Jord's Lesson

by Ari

Jord, the Jotun Earth Mother, came to me not in some wild place as I'd expected, but in a public park. Granted, this might be because she had to catch me where she could, and I'd been city-bound for a while. I was sitting in the park in mid-autumn, looking up at that perfect blue sky with the orange-yellow leaves against it, my back against a maple tree. I'd wanted to sit against the enormous oak a few feet away, but there was trash scattered around its base. So I stared at it instead, and then suddenly, sitting against its rough bark, Jord appeared.

Jord is immense - billowing flesh, great wide hips, breasts that could feed a million children, eyes and hair the color of dark chocolate, reaching to her feet and vanishing into the roots of the oak tree. Voluptuous doesn't begin to cover it, yet she was beautiful and very sensual. One could feel the urge to sink into her lap, into her body, and she would let you. It wouldn't be a violation no matter who it was, because she could envelop you. The hard part would be not getting lost in her. She wore a green garment that looked like a piece of turf that had somehow been ripped up wholly, flowers and weeds still intact, and draped about her. Of all the giant-gods - heck, of all the Norse gods period - she is the one who is closest to Gaea, to being the embodiment of the Earth Mother.

Was there a bit of Thor in her face, in her eyes? I couldn't tell.

The lesson that she taught me was about grounding. I was surprised, because that's a fairly elementary technique and I was hoping for something a little more advanced. I'd learned to ground years ago, when I'd started out in a Wiccan coven. Yet when I objected that I already knew this, she laughed at me and said:

 

EvergreenAh, little man, you think that you know everything about becoming one with the Earth? Because you can sit down on a fine day with the Sun shining and nothing wrong in your life and do it? Because when everything is peaceful you can quiet yourself and reach down? That's the easy part of it, little man. That's the child's part. But I am a Giantess, even if I am tree and soil and all beneath it. I am of Earth, but I know that Earth quakes and one must hold on.

You want to know about Odin, then? And me? Ah, he was not One-Eye yet, he was young, so young. Nearly a virgin. He thought that he was not a virgin, but then he had never been with me, had he? No, it was I who made him a man, that youthful murderer with the winter sky in his eyes. His uncle, his father's brother, brought him to me all callow and nervous. I had just borne a child from that one, I was still feeding her at my breast, but my womb was empty and that makes me restless. I took the boy into my arms, I cleansed him of some of his blood-guilt - not all, even I cannot take away all the stains on a Thread, Urda must have her say - and I changed the winter sky to summer. I admit, he was more of a son to me, but then most of you boys are. You have no idea how old I am. I am Nott's first child, born just after she rose to the sky.
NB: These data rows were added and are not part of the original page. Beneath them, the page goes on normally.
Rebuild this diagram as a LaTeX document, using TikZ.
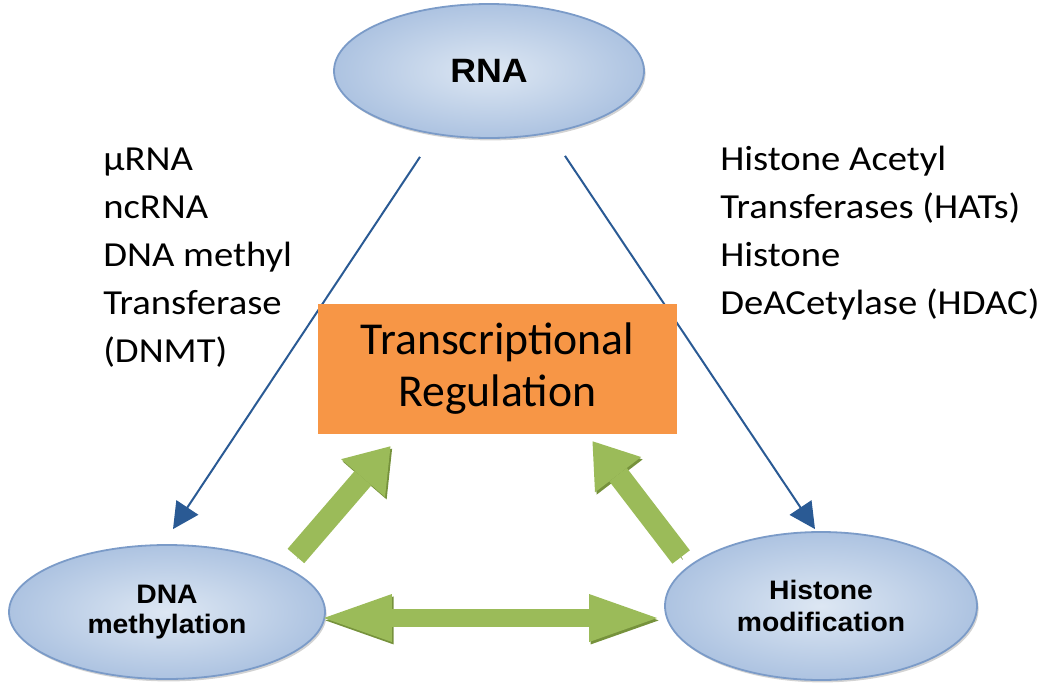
\documentclass[tikz,border=0pt]{standalone}
\usepackage{fontspec}
\setmainfont{Carlito}
\newfontfamily\sidefont[FakeStretch=1.1]{Carlito}
\newfontfamily\labfont[FakeStretch=1.06]{Liberation Sans}
\usetikzlibrary{calc,shapes.geometric,shadows,arrows.meta}
\definecolor{bubbleline}{HTML}{7B9BC8}
\definecolor{bubblein}{HTML}{DDE7F3}
\definecolor{bubbleout}{HTML}{ADC3E1}
\definecolor{regorange}{HTML}{F79646}
\definecolor{linkblue}{HTML}{2A5A94}
\definecolor{leafgreen}{HTML}{9BBB59}
\definecolor{leafdark}{HTML}{76923C}
\tikzset{bubble/.style = {ellipse, draw=bubbleline, line width=0.45mm, inner color=bubblein, outer color=bubbleout,
                          drop shadow={shadow xshift=0.4mm, shadow yshift=-0.6mm, opacity=0.35},
                          inner sep=0pt, align=center},
         regbox/.style = {rectangle, fill=regorange, inner sep=0pt, align=center,
                          font=\fontsize{32.5}{37}\selectfont},
         sidetext/.style = {inner sep=0pt, align=left, anchor=north west,
                            font=\sidefont\fontsize{25}{34.1}\selectfont},
         thinarrow/.style = {draw=linkblue, line width=0.5mm, -{Triangle[length=6.5mm,width=6.5mm]}},
         fatarrow/.style = {draw=leafgreen, line width=5.5mm,
                            preaction={draw=leafdark, transform canvas={shift={(0.4mm,-0.6mm)}}}}}

\begin{document}
\begin{tikzpicture}[x=0.25mm, y=-0.25mm]
\useasboundingbox (0,0) rectangle (1050,689);

\node [bubble, minimum width=77.5mm, minimum height=33.5mm,
       font=\labfont\bfseries\fontsize{24}{28}\selectfont] (rna) at (489,71) {RNA};
\node [bubble, minimum width=79mm, minimum height=33.5mm,
       font=\labfont\bfseries\fontsize{19}{21}\selectfont] (dna) at (167,612) {DNA\\methylation};
\node [bubble, minimum width=78mm, minimum height=37mm,
       font=\labfont\bfseries\fontsize{19}{23}\selectfont] (hist) at (821,606) {Histone\\modification};

\node [sidetext] (dnaenz) at (103,148) {µRNA\\ncRNA\\DNA methyl\\Transferase\\(DNMT)};
\node [sidetext] (histenz) at (720,146) {Histone Acetyl\\Transferases (HATs)\\Histone\\DeACetylase (HDAC)};

\coordinate (rnaL) at ($(rna.south)+(-69,18)$);
\coordinate (rnaR) at ($(rna.south)+(76,17)$);
\coordinate (dnaT) at ($(dna.north)+(6,-15)$);
\coordinate (histT) at ($(hist.north)+(-6,-2)$);
\draw [thinarrow] (rnaL) -- (dnaT);
\draw [thinarrow] (rnaR) -- (histT);

\node [regbox, minimum width=89.75mm, minimum height=32.5mm] (reg) at (497.5,369) {Transcriptional\\Regulation};

\coordinate (dnaUp) at ($(dna.east)+(-30,-56)$);
\coordinate (histUp) at ($(hist.west)+(17,-49)$);
\coordinate (regL) at ($(reg.south)+(-107,12)$);
\coordinate (regR) at ($(reg.south)+(95,7)$);
\coordinate (dnaSide) at ($(dna.east)+(-2,6)$);
\coordinate (histSide) at ($(hist.west)+(-7,12)$);
\draw [fatarrow, -{Triangle[length=10.5mm,width=14.5mm,line width=0pt]}] (dnaUp) -- (regL);
\draw [fatarrow, -{Triangle[length=10.5mm,width=14.5mm,line width=0pt]}] (histUp) -- (regR);
\draw [fatarrow, line width=4.5mm, {Triangle[length=17mm,width=12mm,line width=0pt]}-{Triangle[length=17mm,width=12mm,line width=0pt]}] (dnaSide) -- (histSide);
\end{tikzpicture}
\end{document}
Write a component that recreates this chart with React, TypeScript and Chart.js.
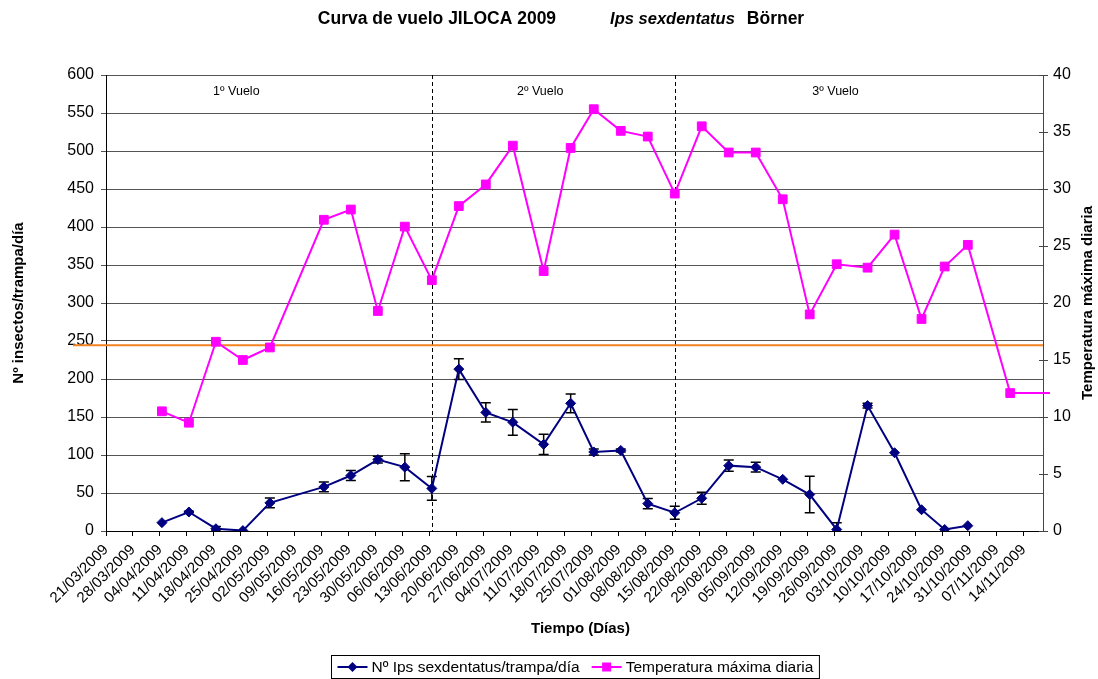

And then I sent him forth again, cleansed and taught how it is to love a woman. Those who came to his bed afterwards should thank me, for it was my hands who guided him in that. We arranged his wedding, Bestla and I, married him to that babe who lay sleeping peacefully in her cradle while I made merry with her future husband not a few feet away, and I bore him a son, and sent that son to Bestla to raise, for I saw that Odin would have great need of him, and he was too young and quick, then, to care for a child.

But I bore him Thunderer, yes, he is one of mine. And there is part of the lesson: I came from the sky, yet I am Earth, yet I bore again Sky. I am the pole between them, the one who can reach up and down, take what is Up and bring it Down, anchor it, secure it, return it again. There is no land-wight who will not speak to me, if there is a single blade of green anywhere on its face.

You passed by this grass a month ago, yes? Why did you not sit and link yourself to the earth then? Of course, you were weeping. Your heart had been torn in two, and it was all you could think of. You could not focus enough to ground then, only when it is easy - and that is the problem. Sit there and I will link you hard to the Earth, and I will give you a song to put you back there when you need it most, when there is no peace, when you think that it is impossible. It will tie you to the pole from sky to earth and back again, which is Me.